According to Gerald Bigurube, Director General, Tanzania National Parks (TANAPA), “Tanzania is constantly working on upgrading its game reserves to National Parks. In a National Park there is no consumptive use of resources and this allows for the multiplicity of species, increasing the wildlife in the parks. One of the aims of the government in annexing Usangu to Ruaha is in part to save the biodiversity of that area as well as to increase tourism to the region. This can best be accomplished if the area is administered and marketed by TANAPA”.

Peter Mwenguo, Managing Director, Tanzania Tourist Board, added “Tanzania’s tourism strategy is to encourage high quality, low volume tourism. By increasing the number of national parks, we are able to create more diversity in the safari circuits and avoid mass tourism.”

Ruaha, which boasts 10,000 elephants, the largest population of any East African national park, protects a vast tract of the rugged semi-arid bush country that characterizes central Tanzania. Its lifeblood is the Great Ruaha River which courses along the Eastern boundary of the park. A fine network of game-viewing roads follows the Great Ruaha and its seasonal tributaries, where, during the dry season, impala, waterbuck and other antelopes risk their life for a sip of life sustaining water. The risk is considerable with prides of 20 plus lions lording over the savannah, the cheetahs that stalk the open grassland and the leopards that lurk in tangled riverside thickets. Ruaha is also home to over 450 bird species. The Usangu Game Reserve includes the Ihefu Wetland, the natural water reservoir for the Great Ruaha River.

Tanzania is also the home to Africa’s highest and permanently snow-capped Mt. Kilimanjaro; the Serengeti National Park, where the unparallel spectacular annual animal migration takes place and the Selous which is the world’s largest Game Reserve.

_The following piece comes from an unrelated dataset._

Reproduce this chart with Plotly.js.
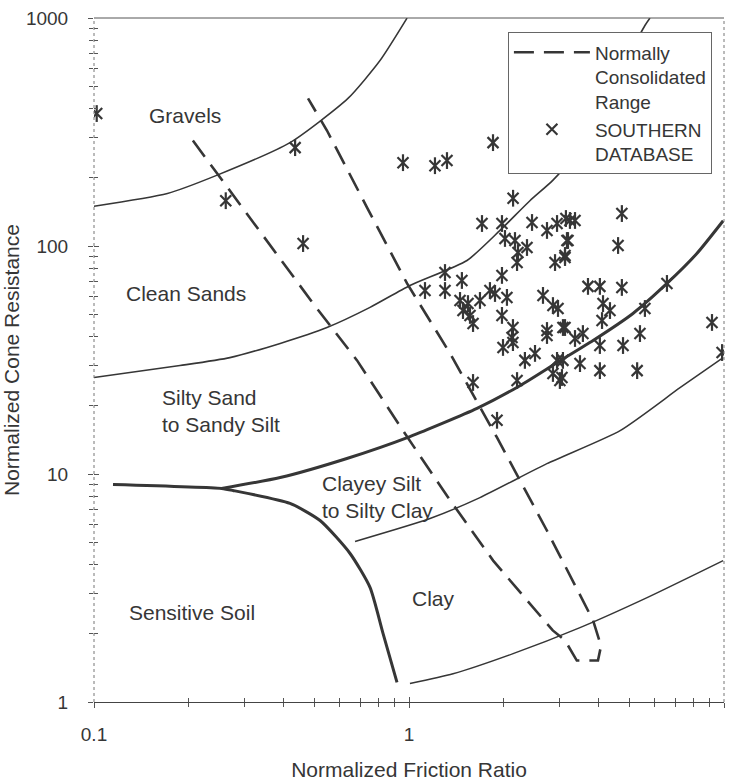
<!DOCTYPE html>
<html>
<head>
<meta charset="utf-8">
<script src="https://cdn.plot.ly/plotly-3.0.1.min.js"></script>
<style>
  html, body { margin: 0; padding: 0; background: #ffffff; }
  #chart { width: 734px; height: 782px; }
</style>
</head>
<body>
<div id="chart"></div>
<script>
// ---------- tick labels ----------
const xTickVals = [0.1, 1, 10];
const xTickText = ['0.1', '1', '10'];
const xMinorVals = [0.2, 0.3, 0.4, 0.5, 0.6, 0.7, 0.8, 0.9, 2, 3, 4, 5, 6, 7, 8, 9];
const yTickVals = [1, 10, 100, 1000];
const yTickText = ['1', '10', '100', '1000'];
const yMinorVals = [2, 3, 4, 5, 6, 7, 8, 9, 20, 30, 40, 50, 60, 70, 80, 90, 200, 300, 400, 500, 600, 700, 800, 900];

// ---------- zone boundaries ----------
const gravelX = [0.1, 0.171, 0.245, 0.419, 0.64, 0.809, 0.986];
const gravelY = [149.5, 170, 204, 284, 444, 651, 1000];

const sandX = [0.1, 0.1875, 0.27, 0.39, 0.549, 0.752, 1.007, 1.528, 1.944, 2.42, 2.86, 3.29, 5.61, 5.82];
const sandY = [26.5, 29.9, 32.4, 37.4, 43.9, 53.8, 67.1, 86.4, 117, 158, 194, 244, 927, 1000];

const siltX = [0.254, 0.39, 0.635, 1.007, 1.644, 2.25, 2.95, 3.84, 5.14, 6.59, 8.2, 9.94];
const siltY = [8.64, 9.65, 11.7, 14.6, 19.4, 24.4, 30.8, 38.5, 50.6, 68.5, 92.7, 129];

const sensitiveX = [0.1149, 0.254, 0.276, 0.419, 0.522, 0.65, 0.752, 0.827, 0.916];
const sensitiveY = [8.99, 8.64, 8.47, 7.43, 6.25, 4.48, 3.18, 2.0, 1.22];

const clayeyX = [0.674, 1.166, 1.68, 2.74, 4.68, 7.25, 9.94];
const clayeyY = [5.06, 6.38, 7.88, 11.1, 15.5, 23.9, 32.4];

const clayX = [1.007, 1.38, 2.14, 3.49, 5.70, 9.94];
const clayY = [1.205, 1.33, 1.63, 2.12, 2.87, 4.17];

// ---------- normally consolidated range ----------
const ncX = [0.206, 0.313, 0.496, 0.684, 0.957, 1.32, 1.85, 2.86, 3.13, 3.41, 3.98, 4.07, 3.84, 2.74, 1.90, 1.35, 0.986, 0.736, 0.549, 0.478];
const ncY = [290, 133, 56, 31.5, 15.5, 8.02, 4.17, 2.06, 1.86, 1.52, 1.52, 1.76, 2.28, 5.65, 14.5, 33.8, 68.5, 147.5, 321, 444];

// ---------- southern database ----------
const dbX = [0.102, 0.435, 0.262, 0.461, 0.957, 1.209, 1.32, 1.848, 4.25,
  2.14, 1.705, 1.973, 2.458, 2.742, 2.951, 3.149, 2.017, 2.17, 2.369,
  2.218, 2.203, 2.908, 3.128, 3.173, 1.301, 1.472, 1.973, 1.124, 1.301,
  1.452, 1.539, 1.68, 1.807, 1.875, 2.046, 1.484, 1.562, 1.597, 1.973,
  2.138, 2.123, 1.988, 2.138, 2.663, 2.864, 2.972, 2.742, 2.742, 3.081,
  2.333, 2.512, 2.951, 2.864, 3.013, 1.597, 2.203, 4.74, 3.243, 3.365,
  3.197, 4.61, 3.128, 3.70, 4.036, 4.74, 4.13, 4.345, 4.10, 5.61,
  6.59, 9.16, 9.86, 5.41, 4.78, 4.036, 3.565, 3.365, 3.128, 3.49,
  4.036, 5.30, 3.081, 3.059, 1.903];
const dbY = [381, 270, 158, 102.5, 232, 225, 237, 284, 230,
  162, 125.5, 125.5, 126.8, 117, 125.5, 132, 107.9, 105.7, 98.5,
  93.6, 84.6, 84.6, 90.9, 105.7, 76.5, 70.6, 74.3, 63.8, 63.8,
  57.7, 55.9, 57.7, 63.8, 61.9, 59.5, 52.1, 49.6, 45.7, 49.6,
  43.9, 39.7, 35.9, 37.7, 60.7, 54.8, 53.2, 42.6, 40.5, 43.9,
  31.5, 33.8, 31.5, 27.6, 25.7, 25.2, 25.7, 138.8, 129.4, 129.4,
  105.7, 100.5, 89.0, 66.5, 66.5, 65.8, 55.9, 52.1, 47.1, 53.2,
  68.5, 46.2, 34.1, 41.3, 36.6, 36.6, 41.3, 39.3, 43.9, 30.5,
  28.4, 28.4, 31.5, 26.5, 17.2];

// ---------- zone labels (log10 positions) ----------
const zoneText = ['Gravels', 'Clean Sands', 'Silty Sand<br>to Sandy Silt', 'Clayey Silt<br>to Silty Clay', 'Sensitive Soil', 'Clay'];
const zoneLogX = [-0.711, -0.708, -0.7905, -0.2825, -0.689, 0.0762];
const zoneLogY = [2.572, 1.792, 1.2785, 0.9013, 0.3925, 0.4539];
const zoneAnchor = ['center', 'center', 'left', 'left', 'center', 'center'];

const INK = '#363636';
const FONT = 'Liberation Sans, Arial, Helvetica, sans-serif';

function boundary(x, y, w) {
  return { x: x, y: y, type: 'scatter', mode: 'lines', showlegend: false, hoverinfo: 'skip',
    line: { color: INK, width: w, shape: 'spline', smoothing: 0.6 } };
}

const traces = [
  boundary(gravelX, gravelY, 1.5),
  boundary(sandX, sandY, 1.6),
  boundary(siltX, siltY, 3),
  boundary(sensitiveX, sensitiveY, 3),
  boundary(clayeyX, clayeyY, 1.5),
  boundary(clayX, clayY, 1.5),
  { x: ncX, y: ncY, type: 'scatter', mode: 'lines', name: 'Normally<br>Consolidated<br>Range',
    line: { color: INK, width: 2.6, dash: '20px,10px' } },
  { x: dbX, y: dbY, type: 'scatter', mode: 'markers', name: 'SOUTHERN<br>DATABASE',
    marker: { symbol: 'x-thin-open', size: 11, color: INK, line: { color: INK, width: 2.2 } } },
  { x: dbX, y: dbY, type: 'scatter', mode: 'markers', showlegend: false, hoverinfo: 'skip',
    marker: { symbol: 'line-ns-open', size: 12, color: INK, line: { color: INK, width: 2.2 } } },
  { x: [0.1], y: [1], xaxis: 'x2', yaxis: 'y2', type: 'scatter', mode: 'markers',
    showlegend: false, hoverinfo: 'skip', marker: { opacity: 0 } }
];

const annotations = zoneText.map((t, i) => ({
  text: t, x: zoneLogX[i], y: zoneLogY[i], xref: 'x', yref: 'y',
  xanchor: zoneAnchor[i], yanchor: 'middle', align: 'left', showarrow: false,
  font: { family: FONT, size: 21, color: INK }
}));

const axisCommon = { type: 'log', showgrid: false, zeroline: false, tickcolor: '#555',
  tickfont: { family: FONT, size: 19, color: INK } };

const layout = {
  width: 734, height: 782,
  margin: { l: 94, r: 10, t: 18, b: 80 },
  paper_bgcolor: '#ffffff', plot_bgcolor: '#ffffff',
  font: { family: FONT, color: INK },
  showlegend: true,
  legend: { x: 0.657, y: 0.979, xanchor: 'left', yanchor: 'top', bgcolor: '#ffffff',
    bordercolor: '#666', borderwidth: 1, itemwidth: 76, valign: 'top', tracegroupgap: 0,
    font: { family: FONT, size: 19, color: INK } },
  xaxis: Object.assign({}, axisCommon, {
    range: [-1, 1], autorange: false,
    tickmode: 'array', tickvals: xTickVals, ticktext: xTickText,
    ticks: 'outside', ticklen: 5, tickwidth: 1, ticklabelstandoff: 10,
    minor: { tickmode: 'array', tickvals: xMinorVals, ticks: 'outside', ticklen: 4, tickcolor: '#555' },
    showline: true, linecolor: '#444', linewidth: 1.2,
    title: { text: 'Normalized Friction Ratio', standoff: 18, font: { family: FONT, size: 21, color: INK } }
  }),
  yaxis: Object.assign({}, axisCommon, {
    range: [0, 3], autorange: false,
    tickmode: 'array', tickvals: yTickVals, ticktext: yTickText,
    ticks: 'outside', ticklen: 5, tickwidth: 1, ticklabelstandoff: 16,
    minor: { tickmode: 'array', tickvals: yMinorVals, ticks: 'outside', ticklen: 4, tickcolor: '#555' },
    showline: false,
    title: { text: 'Normalized Cone Resistance', standoff: 0, font: { family: FONT, size: 21, color: INK } }
  }),
  xaxis2: { type: 'log', range: [-1, 1], autorange: false, overlaying: 'x', anchor: 'y2', side: 'bottom',
    showgrid: false, zeroline: false, showticklabels: false, showline: false,
    tickmode: 'array', tickvals: xTickVals, ticks: 'inside', ticklen: 5, tickcolor: '#555',
    minor: { tickmode: 'array', tickvals: xMinorVals, ticks: 'inside', ticklen: 4, tickcolor: '#555' } },
  yaxis2: { type: 'log', range: [0, 3], autorange: false, overlaying: 'y', anchor: 'x2', side: 'left',
    showgrid: false, zeroline: false, showticklabels: false, showline: false,
    tickmode: 'array', tickvals: yTickVals, ticks: 'inside', ticklen: 5, tickcolor: '#555',
    minor: { tickmode: 'array', tickvals: yMinorVals, ticks: 'inside', ticklen: 4, tickcolor: '#555' } },
  shapes: [
    { type: 'line', xref: 'paper', yref: 'paper', x0: 0, x1: 1, y0: 1, y1: 1, line: { color: '#555', width: 1 } },
    { type: 'line', xref: 'paper', yref: 'paper', x0: 1, x1: 1, y0: 0, y1: 1, line: { color: '#777', width: 1, dash: 'dot' } },
    { type: 'line', xref: 'paper', yref: 'paper', x0: 0, x1: 0, y0: 0, y1: 1, line: { color: '#777', width: 1, dash: 'dot' } }
  ],
  annotations: annotations
};

Plotly.newPlot('chart', traces, layout, { displayModeBar: false, staticPlot: true });
</script>
</body>
</html>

The other National Parks, Lake Manyara, Tarangire, Arusha, Mahale, Gombe, Ruaha, Katavi, Rubondo, Mikumi and Saadani (former Queen’s Park), all play host to millions of magnificent wildlife in the wilderness.

Other attractions include the famous Ngorongoro Crater, one of Tanzania’s most incredible natural wonders, as well as Olduvai Gorge (cradle of mankind), the Marine Parks of Mafia Island and Mnazi Bay which provide exciting deep sea fishing and aqua sports and the exotic Spice Islands of Zanzibar.